4) It highlights that emerging market tariffs are far higher than advanced economy tariffs; one result is that as emerging markets’ share of world GDP rises, there are in effect more barriers to trade, even in the absence of new trade restrictions. Quantitatively, the slowdown in emerging market imports linked to China’s import slowdown has mattered far more than the introduction of new barriers in advanced economies. The politics of trade have clearly shifted in the advanced economies, but the shift in politics—to date—has exceeded the actual shift in policy.

"The shift in trade and GDP growth from advanced economies towards emerging market economies implies a weaker relationship between trade and economic activity at the global level"

5) It shares my skepticism about the quality of data on services trade (China isn’t helping, but China isn’t the only culprit) and focuses on the more accurately measured goods trade.

"Statistics on trade in services suffer from greater measurement problems than statistics on trade in goods. Historically, owing to tariff revenues, flows of goods have been recorded at borders with high accuracy, but service flows are much more abstract and harder to capture, leading to weaker compilation practices."

I wanted to supplement the formal analysis in the ECB’s paper with a few additional graphs—focusing in particular on China.

The period from 2001 to 2008 is marked by the very rapid growth in China’s exports of manufactures, relative to both its GDP and to world GDP. Until 2004, the growth in exports was matched by growth in manufacturing imports (processing imports, but also for domestic use). But as the following chart shows, there is a bit of a break in the import data from 2004 on. It stopped keeping pace with exports.

china-manu-trade

I have long thought that China was too big an economy for manufacturing exports to account for 35 percent of its GDP (35 percent of GDP is much higher than the comparable ratio for the eurozone or the United States), especially when that high level of exports relative to GDP corresponded with a large overall surplus.
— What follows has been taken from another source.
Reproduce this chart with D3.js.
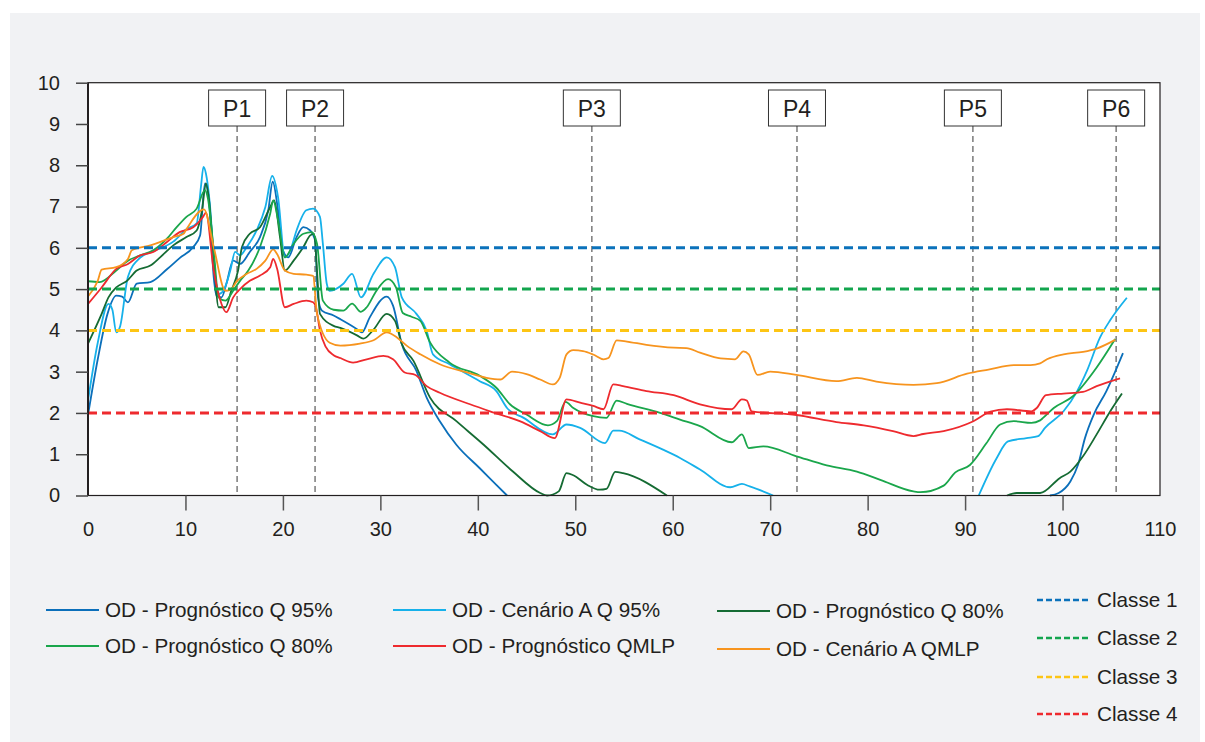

An adjustment that returned China to “normal” thus almost certainly would be accompanied by some form of a slowdown in global trade. Conceptually, imports could have risen to match exports. But that always seemed a bit implausible to me, in part because of the Chinese state has long encouraged firms who want to sell in China to produce in China. And concretely, it clearly didn’t happen. China’s post-crisis growth has coincided with fairly steady falls in its imports of manufactures relative to its GDP.

Some of the fall in China’s manufacturing imports is a function of the fall in exports—Chinese value-added in 2009 was about 70 percent of its exports, not 100 percent. But the fall in exports as a share of China’s GDP also isn’t the full explanation for the fall in Chinese manufacturing imports to GDP.
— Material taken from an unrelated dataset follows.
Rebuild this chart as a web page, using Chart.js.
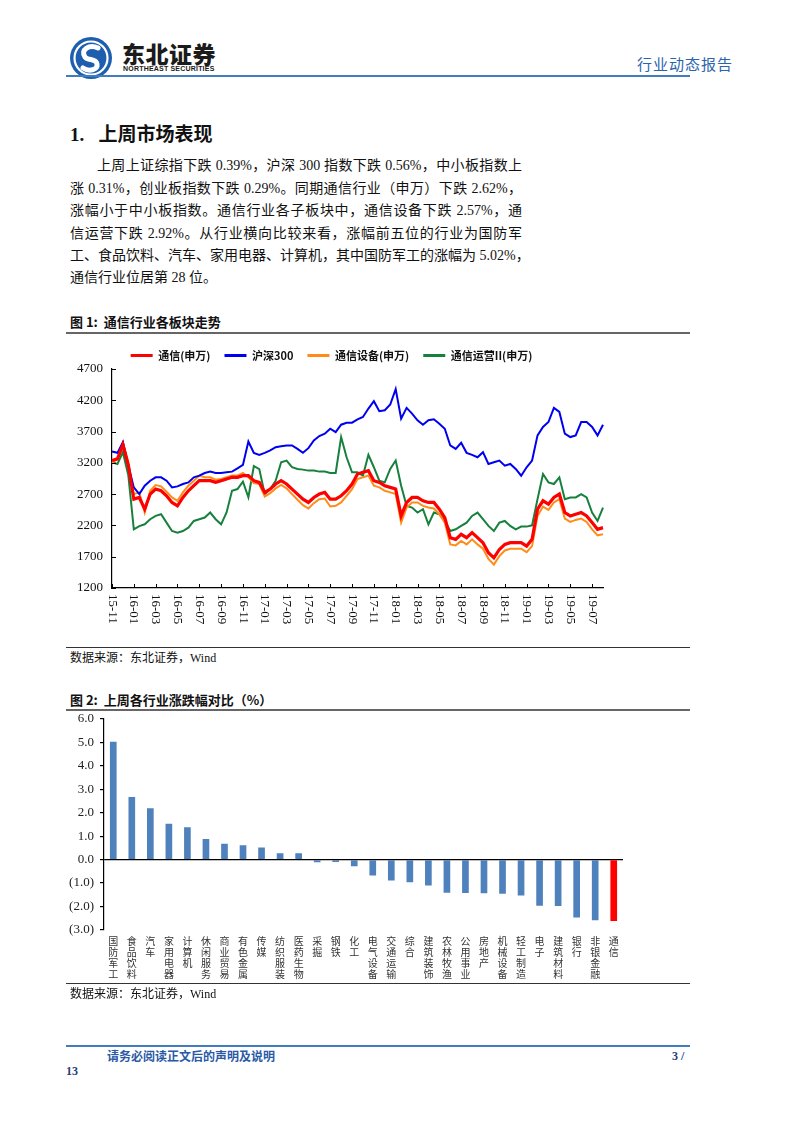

There is plenty of evidence that components once imported are now increasingly made in China (see for example Chapter 1 of this IMF report). Global value chains got compressed; China’s imports from Japan and the NIEs haven’t kept pace with its exports.

china-manu-exc-processing

And imports of manufactured goods for domestic use (measured as the difference between processing imports and all manufactured imports) also seem to be sliding. China’s investment slowdown seems to have pulled down China’s overall imports significantly in the past couple of years.
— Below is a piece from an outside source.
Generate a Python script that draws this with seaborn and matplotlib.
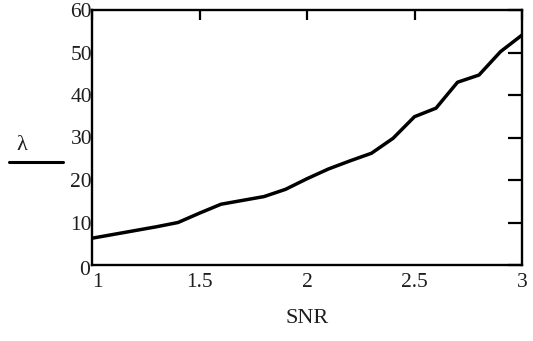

The IMF’s analysis in the new WEO chapter on trade points in a similar direction. The Fund argues that the slowdown in global trade stems mostly from a slowdown in investment. And it seems like the Fund found that China’s imports recently have fallen by a bit faster than can be explained by its model; it diplomatically noted: "China stands out in terms of a rise in trade costs."

Bottom line: a lot of the story on global trade reduces to a China story, both directly, and indirectly though China’s impact on commodities. The ECB’s statistical work maps well to a set of stylized facts about the evolution of China’s trade.